The goals of the simulation of the Trigger, DAQ and HLT systems design are to verify the overall system design and to evaluate the performances of the experiment for a set of realistic data taking scenarios.
The ALICE experiment has therefore been decomposed into a set of components and its functionality has been formally specified. The Trigger/DAQ/HLT simulation includes a model of the whole experiment and of the major sub-systems: Trigger, Trigger Detectors, Tracking Detectors, DAQ, HLT and Permanent Data Storage. The full simulation involves thousands of independent units representing the ALICE components and simulated in parallel. The performances of the existing prototypes of components have been measured and the results used as input parameters for the simulation program. The simulation allows the system behaviour to be tested under different conditions, and thus finding possible bottlenecks and alternative design solutions.
The simulation has, for example, been used extensively to verify that the Trigger, DAQ and HLT systems are able to preserve the majority of rare triggers that could be measured by the ALICE experiment. It has required the addition to the DAQ of a mechanism, that reserves enough detector lifetime to allocate periods of time to rare triggers.

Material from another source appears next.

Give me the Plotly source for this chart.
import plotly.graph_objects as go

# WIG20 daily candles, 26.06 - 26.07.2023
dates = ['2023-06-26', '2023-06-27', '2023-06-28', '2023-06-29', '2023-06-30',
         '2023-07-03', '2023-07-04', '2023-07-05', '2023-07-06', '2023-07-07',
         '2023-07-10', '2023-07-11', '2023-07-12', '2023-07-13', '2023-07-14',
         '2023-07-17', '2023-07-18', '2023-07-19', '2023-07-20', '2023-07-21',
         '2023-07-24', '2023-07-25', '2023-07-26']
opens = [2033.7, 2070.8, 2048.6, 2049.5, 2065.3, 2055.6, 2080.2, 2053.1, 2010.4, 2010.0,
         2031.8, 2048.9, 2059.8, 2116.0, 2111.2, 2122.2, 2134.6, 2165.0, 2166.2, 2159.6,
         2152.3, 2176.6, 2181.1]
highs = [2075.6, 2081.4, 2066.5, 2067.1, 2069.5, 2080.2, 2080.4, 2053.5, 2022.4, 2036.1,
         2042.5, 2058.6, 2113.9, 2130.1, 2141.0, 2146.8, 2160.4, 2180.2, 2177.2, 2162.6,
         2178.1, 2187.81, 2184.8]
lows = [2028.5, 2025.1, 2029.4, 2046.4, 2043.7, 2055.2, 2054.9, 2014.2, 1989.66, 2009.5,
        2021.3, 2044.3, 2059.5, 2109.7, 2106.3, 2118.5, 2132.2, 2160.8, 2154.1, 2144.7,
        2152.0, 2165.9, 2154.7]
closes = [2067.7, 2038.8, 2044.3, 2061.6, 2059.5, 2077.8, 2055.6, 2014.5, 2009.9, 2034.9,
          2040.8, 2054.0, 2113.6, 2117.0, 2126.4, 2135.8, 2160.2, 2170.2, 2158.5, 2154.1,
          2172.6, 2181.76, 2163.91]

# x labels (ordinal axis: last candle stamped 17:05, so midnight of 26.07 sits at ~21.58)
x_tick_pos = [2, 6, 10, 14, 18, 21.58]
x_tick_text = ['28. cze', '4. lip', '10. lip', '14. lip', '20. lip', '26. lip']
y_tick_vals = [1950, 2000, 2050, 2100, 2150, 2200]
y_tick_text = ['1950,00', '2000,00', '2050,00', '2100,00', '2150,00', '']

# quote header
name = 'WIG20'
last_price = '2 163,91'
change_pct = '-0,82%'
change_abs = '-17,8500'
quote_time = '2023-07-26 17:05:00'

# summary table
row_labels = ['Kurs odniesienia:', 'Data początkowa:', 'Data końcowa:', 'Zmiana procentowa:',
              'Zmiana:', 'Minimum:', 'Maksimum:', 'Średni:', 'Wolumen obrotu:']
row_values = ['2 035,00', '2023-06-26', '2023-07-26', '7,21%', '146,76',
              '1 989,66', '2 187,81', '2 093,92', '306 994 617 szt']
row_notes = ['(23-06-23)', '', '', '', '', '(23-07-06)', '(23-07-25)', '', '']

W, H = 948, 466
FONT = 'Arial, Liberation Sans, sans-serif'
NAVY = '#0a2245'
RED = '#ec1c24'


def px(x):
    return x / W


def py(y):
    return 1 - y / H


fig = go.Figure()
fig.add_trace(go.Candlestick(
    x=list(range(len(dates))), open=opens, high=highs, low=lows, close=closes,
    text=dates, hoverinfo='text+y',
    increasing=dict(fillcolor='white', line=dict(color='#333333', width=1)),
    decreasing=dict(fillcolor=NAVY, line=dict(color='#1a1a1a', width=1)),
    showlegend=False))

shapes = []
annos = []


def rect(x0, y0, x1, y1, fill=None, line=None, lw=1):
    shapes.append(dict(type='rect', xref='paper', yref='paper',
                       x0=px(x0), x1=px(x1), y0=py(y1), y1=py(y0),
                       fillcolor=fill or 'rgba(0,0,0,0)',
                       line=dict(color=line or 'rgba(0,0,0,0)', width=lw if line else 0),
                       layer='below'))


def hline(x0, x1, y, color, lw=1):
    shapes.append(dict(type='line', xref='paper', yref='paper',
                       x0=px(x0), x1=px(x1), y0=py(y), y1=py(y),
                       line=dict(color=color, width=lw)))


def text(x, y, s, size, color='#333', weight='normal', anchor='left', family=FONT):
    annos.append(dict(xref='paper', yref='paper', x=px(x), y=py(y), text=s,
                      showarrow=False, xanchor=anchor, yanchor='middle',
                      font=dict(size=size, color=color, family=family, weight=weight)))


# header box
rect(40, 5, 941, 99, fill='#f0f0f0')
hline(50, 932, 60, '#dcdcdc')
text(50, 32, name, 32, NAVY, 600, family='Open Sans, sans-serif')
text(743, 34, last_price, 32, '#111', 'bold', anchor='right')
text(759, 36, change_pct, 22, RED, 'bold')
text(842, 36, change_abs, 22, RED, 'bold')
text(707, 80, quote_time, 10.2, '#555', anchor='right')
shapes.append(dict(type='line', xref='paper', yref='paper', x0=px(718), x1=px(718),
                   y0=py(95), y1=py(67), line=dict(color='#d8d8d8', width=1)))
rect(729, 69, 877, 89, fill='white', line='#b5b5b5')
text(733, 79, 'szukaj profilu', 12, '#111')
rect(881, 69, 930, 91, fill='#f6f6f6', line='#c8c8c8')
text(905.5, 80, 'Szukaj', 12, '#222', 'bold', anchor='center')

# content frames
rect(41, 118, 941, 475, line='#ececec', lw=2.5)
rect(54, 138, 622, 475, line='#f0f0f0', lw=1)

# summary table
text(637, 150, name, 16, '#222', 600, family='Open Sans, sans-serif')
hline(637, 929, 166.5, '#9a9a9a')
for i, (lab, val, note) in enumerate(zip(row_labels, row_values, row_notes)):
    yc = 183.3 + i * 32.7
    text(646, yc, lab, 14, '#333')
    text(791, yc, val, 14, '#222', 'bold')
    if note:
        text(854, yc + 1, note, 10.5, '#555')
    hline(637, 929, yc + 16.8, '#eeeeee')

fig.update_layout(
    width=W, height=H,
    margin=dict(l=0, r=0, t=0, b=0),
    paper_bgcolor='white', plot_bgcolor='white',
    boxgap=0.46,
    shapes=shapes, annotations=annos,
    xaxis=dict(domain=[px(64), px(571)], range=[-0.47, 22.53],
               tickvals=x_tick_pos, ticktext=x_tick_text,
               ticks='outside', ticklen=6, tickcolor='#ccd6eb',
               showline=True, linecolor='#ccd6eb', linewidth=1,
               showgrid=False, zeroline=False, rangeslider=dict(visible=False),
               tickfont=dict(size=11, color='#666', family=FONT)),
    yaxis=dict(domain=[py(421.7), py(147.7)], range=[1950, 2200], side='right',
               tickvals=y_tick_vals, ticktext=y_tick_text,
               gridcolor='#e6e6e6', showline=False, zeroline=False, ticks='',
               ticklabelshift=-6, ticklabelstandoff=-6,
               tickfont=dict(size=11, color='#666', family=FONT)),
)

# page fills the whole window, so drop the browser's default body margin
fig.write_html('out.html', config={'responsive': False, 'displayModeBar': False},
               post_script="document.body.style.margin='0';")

The figures show the simulated evolution of three major parameters (top: LDC buffer occupancy, middle: trigger level 2 rate, bottom: fraction of bandwidth to mass storage) before and after (left and right columns) the addition of this mechanism for rare triggers. The ALICE Trigger and DAQ simulation program is based on the Ptolemy hierarchical environment, which is an open and free software tool developed at Berkeley.